Как бы то ни было, но мне предложили работу на выбор в любом из городов, где имелись окружные управления: Киев, Одесса, Кишинев, Рига, Харьков и др. Во всех этих управлениях были вакансии начальника отделения, только в Харькове предлагали должность на одну ступень ниже. Тем не менее, я попросил, чтобы меня направили в Харьков, где находится моя семья – мама и сестры. Мою просьбу учли. Я получил назначение в Харьков.

...На следующий день, я выехал в Харьков. О своем приезде я сообщил Фане по телефону, и когда поезд приближался к Харькову, сердце мое стало биться чаще, потому что мне предстояла встреча с женой, доченькой, мамой, сестрами... Я вернулся домой после пятилетней разлуки, вернулся живой и здоровый, и теперь моя семья не будет терпеть нужду и лишения, потому что теперь кормилец семьи дома.

Харьков освободили от немецких оккупантов 23 августа 1943 года, за два года до моего возвращения, но за этот срок, конечно, не смогли привести все в порядок, ведь во время войны Харьков переходил два раза из рук в руки, и это привело к большим разрушениям... После освобождения Харькова моя сестра Рива вернулась сюда со своей дивизией, в которой она служила до войны и с которой прошла всю войну... Она-то и послала в Омск вызов командования дивизии, на основании которого были выданы пропуск и билеты до Харькова нашей семье. Квартира, где жили мама, Рива, Лиза и Коля, была свободна. Рива сразу же ее заняла и стала ожидать приезда семьи. Наша же квартира была занята...

Семья

Из Омска из эвакуации приехали все, кроме Коли, который работал на оборонном заводе, и его отпустить не могли, так как война еще продолжалась. Коля остался в Омске один, на заводе он познакомился с девушкой по имени Зина, у которой в Омске жили родители и сестры. Их знакомство закончилось свадьбой, а вскоре и появлением нового человека – дочери, которую назвали Валентиной. Спустя несколько лет появился на свет сыночек Миша. Вот так от семьи отпочковался в Сибири наш брат Коля. Правда, через год или два Коля приехал в Харьков к маме, с ним была Зина и Валя. Коля пытался устроится в Харькове на работу, рассчитывал со временем получить квартиру, но у него ничего не получилось, и спустя меньше, чем год, он с семьей вернулся в Омск. Там он начал работать на том же заводе, получил от завода квартиру, и так стал сибиряком.

Мои дети – Эвелина (род. 18 апреля 1940 г.) и Ефим (род. 11 октября 1946 г.). Эвелина вышла замуж 11 января 1964 года за Михаила Нояховича Кривошеина (род. 22 октября 1932 г.). У них есть сын Владимир (род. 16 октября 1965 г.). Мой сын Ефим женился в Новосибирске на Савиных Наталье Владимировне, коренной сибирячке.

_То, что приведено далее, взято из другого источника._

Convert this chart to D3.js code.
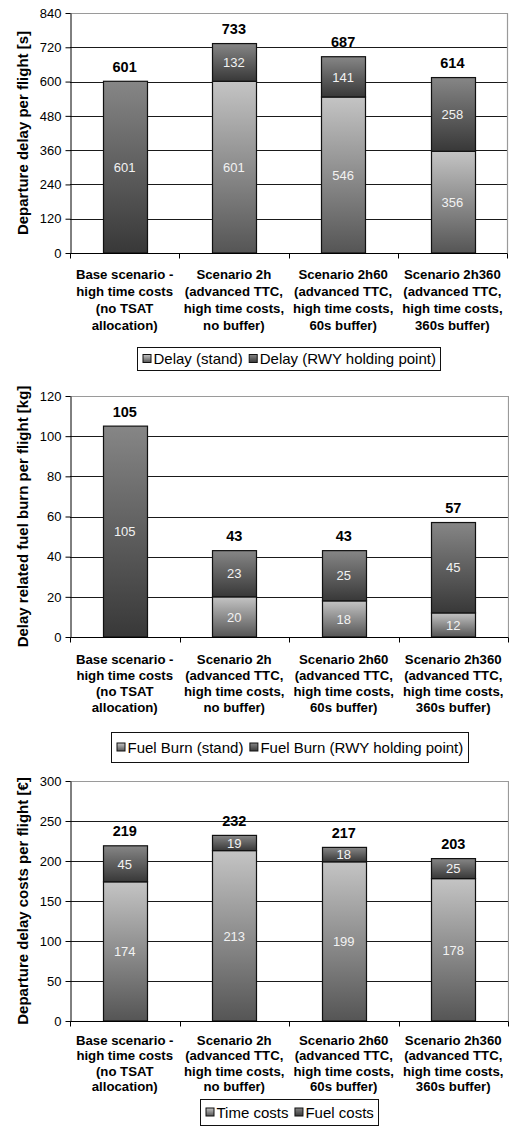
<!DOCTYPE html>
<html>
<head>
<meta charset="utf-8">
<script src="https://cdn.jsdelivr.net/npm/d3@7"></script>
<style>
  html, body { margin: 0; padding: 0; background: #fff; }
  svg { display: block; }
  text { font-family: "Liberation Sans", Arial, sans-serif; }
</style>
</head>
<body>
<svg id="chart" width="509" height="1135"></svg>
<script>
// Scenario names, one line per entry
const categories = [
  ["Base scenario -", "high time costs", "(no TSAT", "allocation)"],
  ["Scenario 2h", "(advanced TTC,", "high time costs,", "no buffer)"],
  ["Scenario 2h60", "(advanced TTC,", "high time costs,", "60s buffer)"],
  ["Scenario 2h360", "(advanced TTC,", "high time costs,", "360s buffer)"]
];

// Departure delay per flight [s]
const delayStand = [0, 601, 546, 356];
const delayRwy = [601, 132, 141, 258];
const delayTicks = [0, 120, 240, 360, 480, 600, 720, 840];

// Delay related fuel burn per flight [kg]
const fuelStand = [0, 20, 18, 12];
const fuelRwy = [105, 23, 25, 45];
const fuelTicks = [0, 20, 40, 60, 80, 100, 120];

// Departure delay costs per flight [€]
const timeCosts = [174, 213, 199, 178];
const fuelCosts = [45, 19, 18, 25];
const costTicks = [0, 50, 100, 150, 200, 250, 300];

const svg = d3.select("#chart");
const defs = svg.append("defs");

// Vertical gradient fills for the two segment styles
function gradient(id, top, bottom) {
  const g = defs.append("linearGradient").attr("id", id)
    .attr("x1", 0).attr("y1", 0).attr("x2", 0).attr("y2", 1);
  g.append("stop").attr("offset", "0%").attr("stop-color", top);
  g.append("stop").attr("offset", "100%").attr("stop-color", bottom);
}
gradient("gLight", "#c4c4c4", "#555555");
gradient("gDark", "#868686", "#383838");

const charts = [
  {
    top: 13, bottom: 253, left: 70, right: 507,
    ticks: delayTicks,
    title: "Departure delay per flight [s]",
    series: [
      { name: "Delay (stand)", values: delayStand, fill: "url(#gLight)" },
      { name: "Delay (RWY holding point)", values: delayRwy, fill: "url(#gDark)" }
    ],
    catOffset: 26, catLine: 16.9,
    legendY: 358.5, legendH: 23
  },
  {
    top: 396, bottom: 637, left: 70, right: 508,
    ticks: fuelTicks,
    title: "Delay related fuel burn per flight [kg]",
    series: [
      { name: "Fuel Burn (stand)", values: fuelStand, fill: "url(#gLight)" },
      { name: "Fuel Burn (RWY holding point)", values: fuelRwy, fill: "url(#gDark)" }
    ],
    catOffset: 26.5, catLine: 16.2,
    legendY: 747, legendH: 30
  },
  {
    top: 781, bottom: 1021, left: 70, right: 508,
    ticks: costTicks,
    title: "Departure delay costs per flight [€]",
    series: [
      { name: "Time costs", values: timeCosts, fill: "url(#gLight)" },
      { name: "Fuel costs", values: fuelCosts, fill: "url(#gDark)" }
    ],
    catOffset: 24, catLine: 15.3,
    legendY: 1112, legendH: 26
  }
];

charts.forEach(cfg => drawChart(cfg));

function drawChart(cfg) {
  const g = svg.append("g");
  const idx = d3.range(categories.length);

  const x = d3.scaleBand().domain(idx).range([cfg.left, cfg.right])
    .paddingInner(0.6).paddingOuter(0.3);
  const y = d3.scaleLinear().domain([0, d3.max(cfg.ticks)]).range([cfg.bottom, cfg.top]);
  const gap = (x.step() - x.bandwidth()) / 2;

  // horizontal gridlines
  g.append("g").selectAll("line")
    .data(cfg.ticks.slice(1, -1))
    .join("line")
    .attr("x1", cfg.left).attr("x2", cfg.right)
    .attr("y1", d => Math.round(y(d)) + 0.5).attr("y2", d => Math.round(y(d)) + 0.5)
    .attr("stroke", "#1a1a1a").attr("stroke-width", 1);

  // plot-area frame (top and right)
  g.append("path")
    .attr("d", `M${cfg.left},${Math.round(y(d3.max(cfg.ticks))) + 0.5}H${cfg.right + 0.5}V${cfg.bottom}`)
    .attr("fill", "none").attr("stroke", "#9a9a9a").attr("stroke-width", 1.2);

  // stacked segments
  const stack = d3.stack().keys(d3.range(cfg.series.length))
    .value((i, k) => cfg.series[k].values[i]);
  const layers = stack(idx);

  layers.forEach((layer, k) => {
    const s = cfg.series[k];
    const segs = layer.map((d, i) => ({ i, y0: d[0], y1: d[1], v: s.values[i] }))
      .filter(d => d.v > 0);
    g.append("g").selectAll("rect")
      .data(segs)
      .join("rect")
      .attr("x", d => Math.round(x(d.i)) + 0.5)
      .attr("width", Math.round(x.bandwidth()))
      .attr("y", d => y(d.y1))
      .attr("height", d => y(d.y0) - y(d.y1))
      .attr("fill", s.fill)
      .attr("stroke", "#111").attr("stroke-width", 1.2);

    g.append("g").selectAll("text")
      .data(segs)
      .join("text")
      .attr("x", d => x(d.i) + x.bandwidth() / 2)
      .attr("y", d => (y(d.y0) + y(d.y1)) / 2 + 4.7)
      .attr("text-anchor", "middle")
      .attr("font-size", 13)
      .attr("fill", "#f2f2f2")
      .text(d => d.v);
  });

  // totals above bars
  const totals = idx.map(i => d3.sum(cfg.series, s => s.values[i]));
  g.append("g").selectAll("text")
    .data(totals)
    .join("text")
    .attr("x", (d, i) => x(i) + x.bandwidth() / 2)
    .attr("y", d => y(d) - 9.5)
    .attr("text-anchor", "middle")
    .attr("font-size", 14.5).attr("font-weight", "bold")
    .attr("fill", "#000")
    .text(d => d);

  // y axis
  const yAxis = g.append("g")
    .attr("transform", `translate(${cfg.left + 0.5},0)`)
    .call(d3.axisLeft(y).tickValues(cfg.ticks).tickSize(5).tickPadding(4).tickSizeOuter(0));
  yAxis.select(".domain").attr("stroke", "#000");
  yAxis.selectAll(".tick line").attr("stroke", "#000");
  yAxis.selectAll(".tick text")
    .attr("font-size", 13).attr("font-family", "Liberation Sans, Arial, sans-serif")
    .attr("fill", "#000");

  // x axis baseline and boundary ticks
  const by = Math.round(cfg.bottom) + 0.5;
  g.append("line")
    .attr("x1", cfg.left).attr("x2", cfg.right + 0.5)
    .attr("y1", by).attr("y2", by)
    .attr("stroke", "#000");
  const bounds = idx.map(i => x(i) - gap).concat([x(idx.length - 1) + x.bandwidth() + gap]);
  g.append("g").selectAll("line")
    .data(bounds)
    .join("line")
    .attr("x1", d => Math.round(d) + 0.5).attr("x2", d => Math.round(d) + 0.5)
    .attr("y1", by).attr("y2", by + 5)
    .attr("stroke", "#000");

  // category labels
  const cat = g.append("g").selectAll("text")
    .data(categories)
    .join("text")
    .attr("text-anchor", "middle")
    .attr("font-size", 13.2).attr("font-weight", "bold")
    .attr("fill", "#000");
  cat.each(function (lines, i) {
    d3.select(this).selectAll("tspan")
      .data(lines)
      .join("tspan")
      .attr("x", x(i) + x.bandwidth() / 2)
      .attr("y", (d, j) => cfg.bottom + cfg.catOffset + j * cfg.catLine)
      .text(d => d);
  });

  // y title
  g.append("text")
    .attr("transform", `translate(28,${(cfg.top + cfg.bottom) / 2}) rotate(-90)`)
    .attr("text-anchor", "middle")
    .attr("font-size", 15).attr("font-weight", "bold")
    .attr("fill", "#000")
    .text(cfg.title);

  // legend
  const lg = g.append("g");
  let cx = 0;
  const items = [];
  cfg.series.forEach((s, k) => {
    const it = lg.append("g");
    it.append("rect")
      .attr("x", 0.5).attr("y", -9.5).attr("width", 8).attr("height", 8)
      .attr("fill", s.fill).attr("stroke", "#111").attr("stroke-width", 1);
    const t = it.append("text")
      .attr("x", 11).attr("y", 0)
      .attr("font-size", 15).attr("fill", "#000")
      .text(s.name);
    items.push({ it, offset: cx });
    cx += 11 + t.node().getComputedTextLength() + 6;
  });
  const contentW = cx - 6;
  const midX = (cfg.left + cfg.right) / 2;
  const boxW = contentW + 10;
  const bx = Math.round(midX - boxW / 2) + 0.5;
  const byTop = Math.round(cfg.legendY - cfg.legendH / 2) + 0.5;
  lg.insert("rect", ":first-child")
    .attr("x", bx).attr("y", byTop).attr("width", Math.round(boxW)).attr("height", cfg.legendH)
    .attr("fill", "#fff").attr("stroke", "#111").attr("stroke-width", 1);
  items.forEach(({ it, offset }) => {
    it.attr("transform", `translate(${bx + 5 + offset},${cfg.legendY + 5.5})`);
  });
}
</script>
</body>
</html>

У моей сестры Ревекки, которая вышла замуж в Харькове в 1947 году за Ханана Розенберга, родился в 1948 году сын Григорий. В 1992 году они выехали в Израиль. У Григория и его жены Иры есть дочь Мария и сын Александр.

Листы свидетельских показаний о гибели первой семьи Иосифа Якубова

Моя сестра Лея (Лиза) вышла замуж в 1947 году за Иосифа Григорьевича Якубова, который потерял первую семью во время войны. У них двое детей – дочь Инна и сын Анатолий. У Инны родился сын Евгений, а у Анатолия – сын Юрий. Женат Анатолий на Елене (русской по национальности), а Инна вышла замуж за Игоря (тоже русского по национальности).

Брат Герш перед войной женился на Валентине (русской по национальности). Он был кадровым офицером Красной Армии, после женитьбы накануне войны уехал вместе с женой к месту дислокации части в район Бреста. Оба они, вероятно, погибли в первые часы войны, так как его часть была расположена на границе (по данным архива брат числится как «без вести пропавший»).

У брата Калмана (Коли), который женился на Зинаиде в Омске, где он остался жить после войны, родилось двое детей – дочь Валентина и сын Михаил.